## Start Data section

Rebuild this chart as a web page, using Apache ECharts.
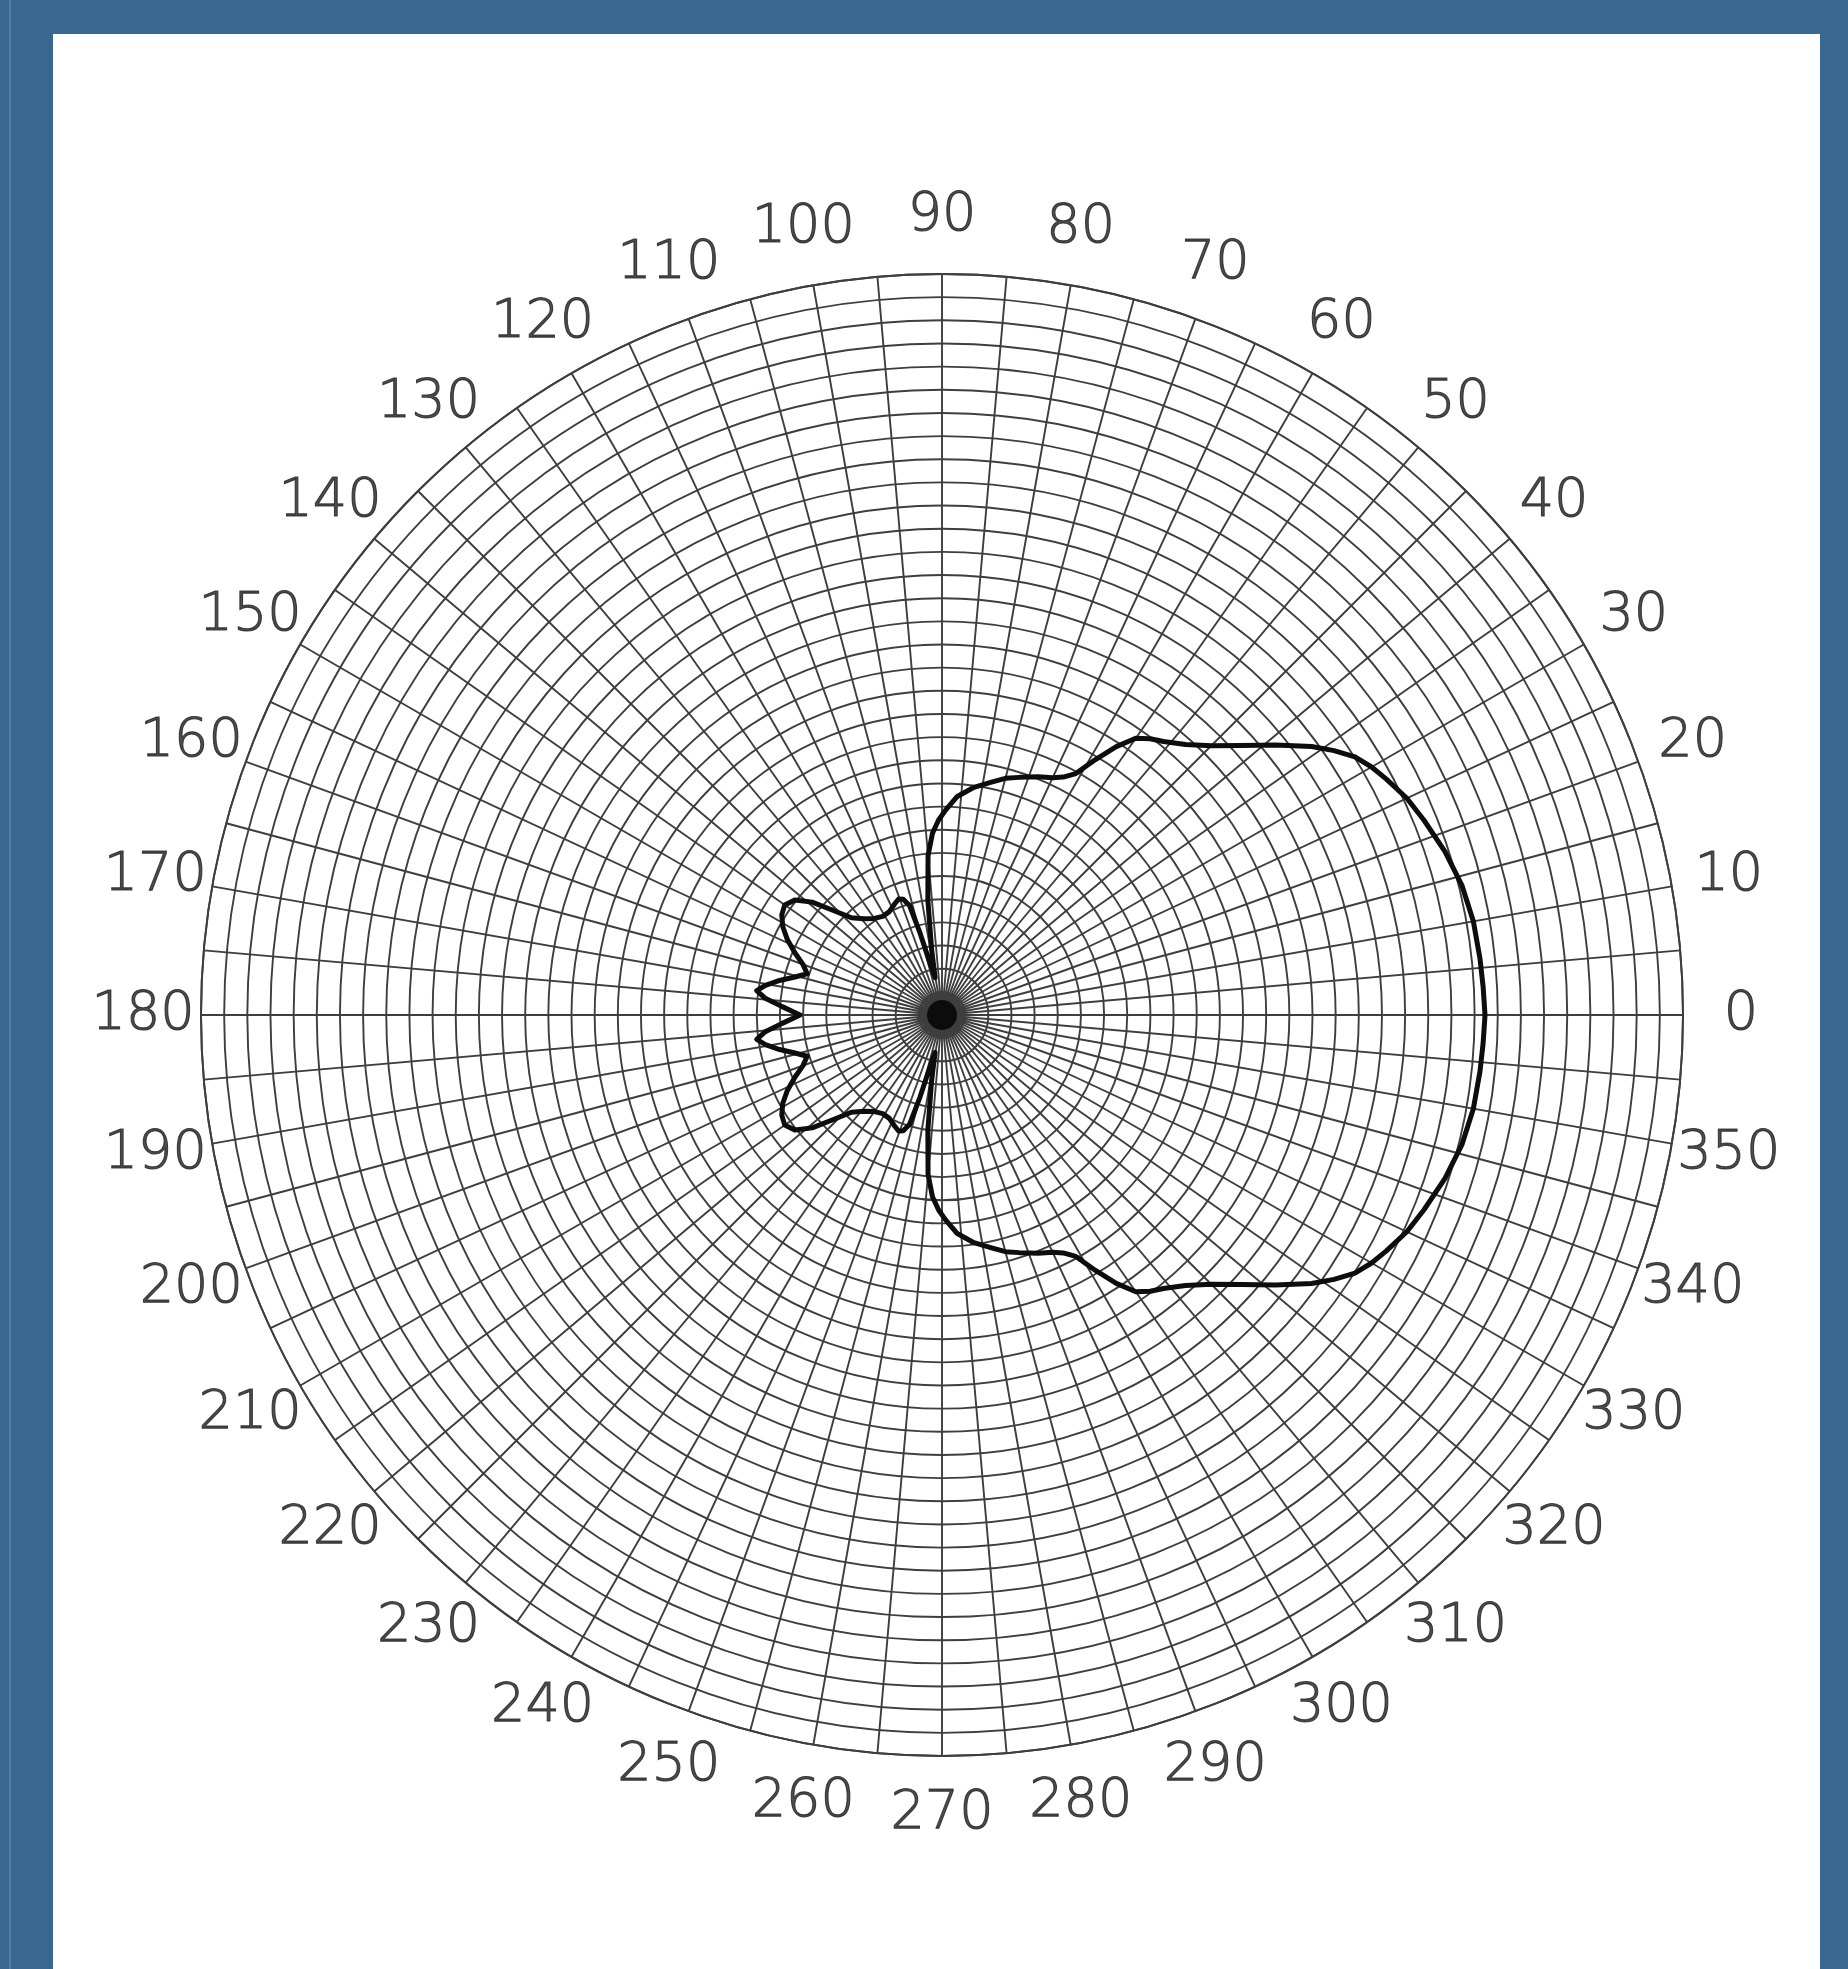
<!DOCTYPE html>
<html>
<head>
<meta charset="utf-8">
<script src="https://cdn.jsdelivr.net/npm/echarts@6/dist/echarts.min.js"></script>
<style>
  html, body { margin: 0; padding: 0; background: #386892; width: 1848px; height: 1969px; overflow: hidden; }
  #stripe { position: absolute; left: 9px; top: 0; width: 2px; height: 1969px; background: #4f7fa8; }
  #chart { position: absolute; left: 53px; top: 34px; width: 1767px; height: 1935px; background: #ffffff; }
</style>
</head>
<body>
<div id="stripe"></div>
<div id="chart"></div>
<script>
// Angle tick labels (degrees), every 10
const labelAngles = [0,10,20,30,40,50,60,70,80,90,100,110,120,130,140,150,160,170,
  180,190,200,210,220,230,240,250,260,270,280,290,300,310,320,330,340,350];
const angleTickLabels = ['0','10','20','30','40','50','60','70','80','90','100','110','120','130','140','150','160','170',
  '180','190','200','210','220','230','240','250','260','270','280','290','300','310','320','330','340','350'];
// radial position (grid units) at which the angle labels are centred
const labelRadius = 34.5;

// Radial scale: 32 rings, one unit each
const radiusMax = 32;

// Pattern: angle (deg) and radial value (grid units)
const patternAngle = [
  0, 3, 6, 10, 14, 18, 22, 25, 28, 30, 32, 34, 36, 39, 42, 45, 48, 51, 53, 55, 57, 59, 61, 63, 65, 68, 72, 75, 78, 82, 86, 89,
  91, 93, 95, 97, 99, 100.5,
  103, 105, 106.5, 108.5, 110.5, 113, 117, 121, 125, 129, 133, 136, 139, 142, 145, 148, 151, 154, 157, 160, 163,
  165.5, 168, 170.5, 172.5, 174.5, 177, 180, 183, 185.5, 187.5, 189.5, 192, 194.5, 197,
  200, 203, 206, 209, 212, 215, 218, 221, 224, 227, 231, 235, 239, 243, 247, 249.5, 251.5, 253.5, 255, 257, 259.5,
  261, 263, 265, 267, 269, 271, 274, 278, 282, 285, 288, 292, 295, 297, 299, 301, 303, 305, 307, 309, 312, 315, 318,
  321, 324, 326, 328, 330, 332, 335, 338, 342, 346, 350, 354, 357, 360
];
const patternGain = [
  23.45, 23.40, 23.36, 23.30, 23.14, 22.84, 22.45, 22.15, 21.72, 21.42, 21.03, 20.42, 19.73, 18.52, 17.40, 16.45, 15.72, 15.20, 14.94, 14.59, 13.82, 12.87, 11.92, 11.53, 11.31, 11.10, 10.79, 10.58, 10.28, 9.93, 9.46, 8.85,
  8.42, 7.86, 6.91, 5.01, 2.85, 1.64,
  2.29, 3.67, 4.92, 5.27, 5.35, 5.22, 5.01, 4.97, 5.09, 5.35, 5.74, 6.48, 7.43, 8.07, 8.29, 8.16, 7.86, 7.43, 6.91, 6.39, 6.09,
  6.56, 7.17, 7.73, 8.07, 7.69, 6.91, 6.13, 6.91, 7.69, 8.07, 7.73, 7.17, 6.56, 6.09,
  6.39, 6.91, 7.43, 7.86, 8.16, 8.29, 8.07, 7.43, 6.48, 5.74, 5.35, 5.09, 4.97, 5.01, 5.22, 5.35, 5.27, 4.92, 3.67, 2.29, 1.64,
  2.85, 5.01, 6.91, 7.86, 8.42, 8.85, 9.46, 9.93, 10.28, 10.58, 10.79, 11.10, 11.31, 11.53, 11.92, 12.87, 13.82, 14.59, 14.94, 15.20, 15.72, 16.45, 17.40,
  18.52, 19.73, 20.42, 21.03, 21.42, 21.72, 22.15, 22.45, 22.84, 23.14, 23.30, 23.36, 23.40, 23.45
];

// pole of the chart (radius 0), drawn as the dark hub where the grid converges
const poleData = [[0, 0]];

const gridLine = { color: '#3e3e3e', width: 1.9 };

const chart = echarts.init(document.getElementById('chart'), null, { renderer: 'canvas' });
chart.setOption({
  animation: false,
  backgroundColor: '#ffffff',
  polar: { center: [889, 981], radius: 741 },
  angleAxis: {
    type: 'value',
    min: 0,
    max: 360,
    interval: 5,
    startAngle: 0,
    clockwise: false,
    axisLine: { show: true, lineStyle: gridLine },
    axisTick: { show: false },
    splitLine: { show: true, lineStyle: gridLine },
    axisLabel: { show: false }
  },
  radiusAxis: {
    type: 'value',
    min: 0,
    max: radiusMax,
    interval: 1,
    axisLine: { show: false },
    axisTick: { show: false },
    axisLabel: { show: false },
    splitLine: { show: true, lineStyle: gridLine }
  },
  series: [{
    type: 'scatter',
    coordinateSystem: 'polar',
    clip: false,
    silent: true,
    symbol: 'circle',
    symbolSize: 30,
    itemStyle: { color: '#000000' },
    data: poleData,
    z: 3
  }, {
    type: 'line',
    coordinateSystem: 'polar',
    symbol: 'none',
    smooth: false,
    clip: false,
    lineStyle: { color: '#0d0d0d', width: 5, join: 'round' },
    data: patternAngle.map(function (a, i) { return [patternGain[i], a]; }),
    z: 5
  }, {
    type: 'scatter',
    coordinateSystem: 'polar',
    clip: false,
    symbol: 'circle',
    symbolSize: 1,
    silent: true,
    itemStyle: { color: 'rgba(0,0,0,0)' },
    label: {
      show: true,
      position: 'inside',
      color: '#222222',
      fontSize: 54,
      fontFamily: 'DejaVu Sans',
      fontWeight: 200,
      textBorderColor: '#222222',
      textBorderWidth: 1.1,
      formatter: function (p) { return angleTickLabels[p.dataIndex]; }
    },
    data: labelAngles.map(function (a) { return [labelRadius, a]; }),
    z: 6
  }]
});
</script>
</body>
</html>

## End Data section

> _Brief_:
Pictures in the data above should not be copied; transcribe everything else exactly.

> _Solved exercise_:
Rebuild this chart as a web page, using Apache ECharts.
<!DOCTYPE html>
<html>
<head>
<meta charset="utf-8">
<script src="https://cdn.jsdelivr.net/npm/echarts@6/dist/echarts.min.js"></script>
<style>
  html, body { margin: 0; padding: 0; background: #386892; width: 1848px; height: 1969px; overflow: hidden; }
  #stripe { position: absolute; left: 9px; top: 0; width: 2px; height: 1969px; background: #4f7fa8; }
  #chart { position: absolute; left: 53px; top: 34px; width: 1767px; height: 1935px; background: #ffffff; }
</style>
</head>
<body>
<div id="stripe"></div>
<div id="chart"></div>
<script>
// Angle tick labels (degrees), every 10
const labelAngles = [0,10,20,30,40,50,60,70,80,90,100,110,120,130,140,150,160,170,
  180,190,200,210,220,230,240,250,260,270,280,290,300,310,320,330,340,350];
const angleTickLabels = ['0','10','20','30','40','50','60','70','80','90','100','110','120','130','140','150','160','170',
  '180','190','200','210','220','230','240','250','260','270','280','290','300','310','320','330','340','350'];
// radial position (grid units) at which the angle labels are centred
const labelRadius = 34.5;

// Radial scale: 32 rings, one unit each
const radiusMax = 32;

// Pattern: angle (deg) and radial value (grid units)
const patternAngle = [
  0, 3, 6, 10, 14, 18, 22, 25, 28, 30, 32, 34, 36, 39, 42, 45, 48, 51, 53, 55, 57, 59, 61, 63, 65, 68, 72, 75, 78, 82, 86, 89,
  91, 93, 95, 97, 99, 100.5,
  103, 105, 106.5, 108.5, 110.5, 113, 117, 121, 125, 129, 133, 136, 139, 142, 145, 148, 151, 154, 157, 160, 163,
  165.5, 168, 170.5, 172.5, 174.5, 177, 180, 183, 185.5, 187.5, 189.5, 192, 194.5, 197,
  200, 203, 206, 209, 212, 215, 218, 221, 224, 227, 231, 235, 239, 243, 247, 249.5, 251.5, 253.5, 255, 257, 259.5,
  261, 263, 265, 267, 269, 271, 274, 278, 282, 285, 288, 292, 295, 297, 299, 301, 303, 305, 307, 309, 312, 315, 318,
  321, 324, 326, 328, 330, 332, 335, 338, 342, 346, 350, 354, 357, 360
];
const patternGain = [
  23.45, 23.40, 23.36, 23.30, 23.14, 22.84, 22.45, 22.15, 21.72, 21.42, 21.03, 20.42, 19.73, 18.52, 17.40, 16.45, 15.72, 15.20, 14.94, 14.59, 13.82, 12.87, 11.92, 11.53, 11.31, 11.10, 10.79, 10.58, 10.28, 9.93, 9.46, 8.85,
  8.42, 7.86, 6.91, 5.01, 2.85, 1.64,
  2.29, 3.67, 4.92, 5.27, 5.35, 5.22, 5.01, 4.97, 5.09, 5.35, 5.74, 6.48, 7.43, 8.07, 8.29, 8.16, 7.86, 7.43, 6.91, 6.39, 6.09,
  6.56, 7.17, 7.73, 8.07, 7.69, 6.91, 6.13, 6.91, 7.69, 8.07, 7.73, 7.17, 6.56, 6.09,
  6.39, 6.91, 7.43, 7.86, 8.16, 8.29, 8.07, 7.43, 6.48, 5.74, 5.35, 5.09, 4.97, 5.01, 5.22, 5.35, 5.27, 4.92, 3.67, 2.29, 1.64,
  2.85, 5.01, 6.91, 7.86, 8.42, 8.85, 9.46, 9.93, 10.28, 10.58, 10.79, 11.10, 11.31, 11.53, 11.92, 12.87, 13.82, 14.59, 14.94, 15.20, 15.72, 16.45, 17.40,
  18.52, 19.73, 20.42, 21.03, 21.42, 21.72, 22.15, 22.45, 22.84, 23.14, 23.30, 23.36, 23.40, 23.45
];

// pole of the chart (radius 0), drawn as the dark hub where the grid converges
const poleData = [[0, 0]];

const gridLine = { color: '#3e3e3e', width: 1.9 };

const chart = echarts.init(document.getElementById('chart'), null, { renderer: 'canvas' });
chart.setOption({
  animation: false,
  backgroundColor: '#ffffff',
  polar: { center: [889, 981], radius: 741 },
  angleAxis: {
    type: 'value',
    min: 0,
    max: 360,
    interval: 5,
    startAngle: 0,
    clockwise: false,
    axisLine: { show: true, lineStyle: gridLine },
    axisTick: { show: false },
    splitLine: { show: true, lineStyle: gridLine },
    axisLabel: { show: false }
  },
  radiusAxis: {
    type: 'value',
    min: 0,
    max: radiusMax,
    interval: 1,
    axisLine: { show: false },
    axisTick: { show: false },
    axisLabel: { show: false },
    splitLine: { show: true, lineStyle: gridLine }
  },
  series: [{
    type: 'scatter',
    coordinateSystem: 'polar',
    clip: false,
    silent: true,
    symbol: 'circle',
    symbolSize: 30,
    itemStyle: { color: '#000000' },
    data: poleData,
    z: 3
  }, {
    type: 'line',
    coordinateSystem: 'polar',
    symbol: 'none',
    smooth: false,
    clip: false,
    lineStyle: { color: '#0d0d0d', width: 5, join: 'round' },
    data: patternAngle.map(function (a, i) { return [patternGain[i], a]; }),
    z: 5
  }, {
    type: 'scatter',
    coordinateSystem: 'polar',
    clip: false,
    symbol: 'circle',
    symbolSize: 1,
    silent: true,
    itemStyle: { color: 'rgba(0,0,0,0)' },
    label: {
      show: true,
      position: 'inside',
      color: '#222222',
      fontSize: 54,
      fontFamily: 'DejaVu Sans',
      fontWeight: 200,
      textBorderColor: '#222222',
      textBorderWidth: 1.1,
      formatter: function (p) { return angleTickLabels[p.dataIndex]; }
    },
    data: labelAngles.map(function (a) { return [labelRadius, a]; }),
    z: 6
  }]
});
</script>
</body>
</html>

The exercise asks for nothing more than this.